** Start of DATASET CONTENT **

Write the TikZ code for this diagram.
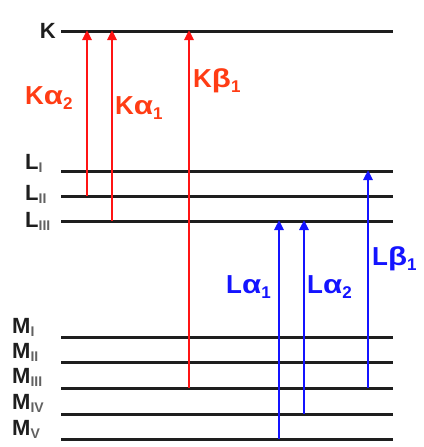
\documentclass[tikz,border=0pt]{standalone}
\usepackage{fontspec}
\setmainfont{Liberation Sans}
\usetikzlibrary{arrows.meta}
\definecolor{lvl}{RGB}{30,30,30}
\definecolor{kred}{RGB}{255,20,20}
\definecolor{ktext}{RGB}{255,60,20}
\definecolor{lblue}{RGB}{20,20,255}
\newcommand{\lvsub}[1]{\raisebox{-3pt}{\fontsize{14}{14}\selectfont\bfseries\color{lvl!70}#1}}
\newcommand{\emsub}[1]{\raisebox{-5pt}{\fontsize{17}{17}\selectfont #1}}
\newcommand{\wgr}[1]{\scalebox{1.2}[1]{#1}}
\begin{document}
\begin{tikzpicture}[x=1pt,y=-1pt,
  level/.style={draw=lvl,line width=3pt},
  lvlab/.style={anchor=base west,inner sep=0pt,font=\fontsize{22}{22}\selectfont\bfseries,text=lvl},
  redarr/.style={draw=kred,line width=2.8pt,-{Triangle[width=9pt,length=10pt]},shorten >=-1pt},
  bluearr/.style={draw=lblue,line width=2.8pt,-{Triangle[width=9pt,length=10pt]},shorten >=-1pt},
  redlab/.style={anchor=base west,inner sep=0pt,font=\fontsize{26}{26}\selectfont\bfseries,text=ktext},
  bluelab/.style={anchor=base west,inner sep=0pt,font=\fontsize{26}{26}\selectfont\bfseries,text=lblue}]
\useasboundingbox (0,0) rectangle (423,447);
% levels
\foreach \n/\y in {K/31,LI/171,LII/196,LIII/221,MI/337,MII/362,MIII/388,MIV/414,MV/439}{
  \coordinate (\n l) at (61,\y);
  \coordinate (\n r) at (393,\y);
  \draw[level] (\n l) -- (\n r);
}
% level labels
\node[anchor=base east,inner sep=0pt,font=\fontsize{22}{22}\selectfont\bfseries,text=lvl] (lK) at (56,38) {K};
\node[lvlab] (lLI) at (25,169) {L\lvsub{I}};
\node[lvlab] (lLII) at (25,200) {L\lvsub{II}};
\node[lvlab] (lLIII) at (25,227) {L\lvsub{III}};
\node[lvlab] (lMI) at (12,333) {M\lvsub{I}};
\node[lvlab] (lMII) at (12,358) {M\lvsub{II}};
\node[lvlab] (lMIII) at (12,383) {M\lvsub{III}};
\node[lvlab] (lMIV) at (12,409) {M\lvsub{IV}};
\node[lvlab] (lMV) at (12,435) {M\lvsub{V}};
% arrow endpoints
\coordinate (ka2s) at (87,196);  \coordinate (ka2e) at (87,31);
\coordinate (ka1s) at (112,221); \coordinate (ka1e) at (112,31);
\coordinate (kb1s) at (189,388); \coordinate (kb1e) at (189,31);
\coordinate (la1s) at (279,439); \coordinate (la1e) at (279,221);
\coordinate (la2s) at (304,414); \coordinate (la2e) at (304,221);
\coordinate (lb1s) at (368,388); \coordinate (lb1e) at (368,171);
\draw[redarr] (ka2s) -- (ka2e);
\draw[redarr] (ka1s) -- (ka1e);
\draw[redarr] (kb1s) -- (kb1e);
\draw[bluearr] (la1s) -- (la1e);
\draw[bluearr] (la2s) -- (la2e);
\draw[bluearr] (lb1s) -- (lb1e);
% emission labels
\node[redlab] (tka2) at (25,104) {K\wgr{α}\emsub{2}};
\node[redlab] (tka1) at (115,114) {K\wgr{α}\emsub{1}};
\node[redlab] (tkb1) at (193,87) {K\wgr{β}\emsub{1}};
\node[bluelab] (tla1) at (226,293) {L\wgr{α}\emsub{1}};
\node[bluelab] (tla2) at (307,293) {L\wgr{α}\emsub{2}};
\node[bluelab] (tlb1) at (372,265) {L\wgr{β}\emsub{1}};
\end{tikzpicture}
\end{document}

** End of DATASET CONTENT **

EXERCISE DESCRIPTION:
Repeat the data in full and exactly. Omit pictures.

EXPECTED ANSWER:
Write the TikZ code for this diagram.
\documentclass[tikz,border=0pt]{standalone}
\usepackage{fontspec}
\setmainfont{Liberation Sans}
\usetikzlibrary{arrows.meta}
\definecolor{lvl}{RGB}{30,30,30}
\definecolor{kred}{RGB}{255,20,20}
\definecolor{ktext}{RGB}{255,60,20}
\definecolor{lblue}{RGB}{20,20,255}
\newcommand{\lvsub}[1]{\raisebox{-3pt}{\fontsize{14}{14}\selectfont\bfseries\color{lvl!70}#1}}
\newcommand{\emsub}[1]{\raisebox{-5pt}{\fontsize{17}{17}\selectfont #1}}
\newcommand{\wgr}[1]{\scalebox{1.2}[1]{#1}}
\begin{document}
\begin{tikzpicture}[x=1pt,y=-1pt,
  level/.style={draw=lvl,line width=3pt},
  lvlab/.style={anchor=base west,inner sep=0pt,font=\fontsize{22}{22}\selectfont\bfseries,text=lvl},
  redarr/.style={draw=kred,line width=2.8pt,-{Triangle[width=9pt,length=10pt]},shorten >=-1pt},
  bluearr/.style={draw=lblue,line width=2.8pt,-{Triangle[width=9pt,length=10pt]},shorten >=-1pt},
  redlab/.style={anchor=base west,inner sep=0pt,font=\fontsize{26}{26}\selectfont\bfseries,text=ktext},
  bluelab/.style={anchor=base west,inner sep=0pt,font=\fontsize{26}{26}\selectfont\bfseries,text=lblue}]
\useasboundingbox (0,0) rectangle (423,447);
% levels
\foreach \n/\y in {K/31,LI/171,LII/196,LIII/221,MI/337,MII/362,MIII/388,MIV/414,MV/439}{
  \coordinate (\n l) at (61,\y);
  \coordinate (\n r) at (393,\y);
  \draw[level] (\n l) -- (\n r);
}
% level labels
\node[anchor=base east,inner sep=0pt,font=\fontsize{22}{22}\selectfont\bfseries,text=lvl] (lK) at (56,38) {K};
\node[lvlab] (lLI) at (25,169) {L\lvsub{I}};
\node[lvlab] (lLII) at (25,200) {L\lvsub{II}};
\node[lvlab] (lLIII) at (25,227) {L\lvsub{III}};
\node[lvlab] (lMI) at (12,333) {M\lvsub{I}};
\node[lvlab] (lMII) at (12,358) {M\lvsub{II}};
\node[lvlab] (lMIII) at (12,383) {M\lvsub{III}};
\node[lvlab] (lMIV) at (12,409) {M\lvsub{IV}};
\node[lvlab] (lMV) at (12,435) {M\lvsub{V}};
% arrow endpoints
\coordinate (ka2s) at (87,196);  \coordinate (ka2e) at (87,31);
\coordinate (ka1s) at (112,221); \coordinate (ka1e) at (112,31);
\coordinate (kb1s) at (189,388); \coordinate (kb1e) at (189,31);
\coordinate (la1s) at (279,439); \coordinate (la1e) at (279,221);
\coordinate (la2s) at (304,414); \coordinate (la2e) at (304,221);
\coordinate (lb1s) at (368,388); \coordinate (lb1e) at (368,171);
\draw[redarr] (ka2s) -- (ka2e);
\draw[redarr] (ka1s) -- (ka1e);
\draw[redarr] (kb1s) -- (kb1e);
\draw[bluearr] (la1s) -- (la1e);
\draw[bluearr] (la2s) -- (la2e);
\draw[bluearr] (lb1s) -- (lb1e);
% emission labels
\node[redlab] (tka2) at (25,104) {K\wgr{α}\emsub{2}};
\node[redlab] (tka1) at (115,114) {K\wgr{α}\emsub{1}};
\node[redlab] (tkb1) at (193,87) {K\wgr{β}\emsub{1}};
\node[bluelab] (tla1) at (226,293) {L\wgr{α}\emsub{1}};
\node[bluelab] (tla2) at (307,293) {L\wgr{α}\emsub{2}};
\node[bluelab] (tlb1) at (372,265) {L\wgr{β}\emsub{1}};
\end{tikzpicture}
\end{document}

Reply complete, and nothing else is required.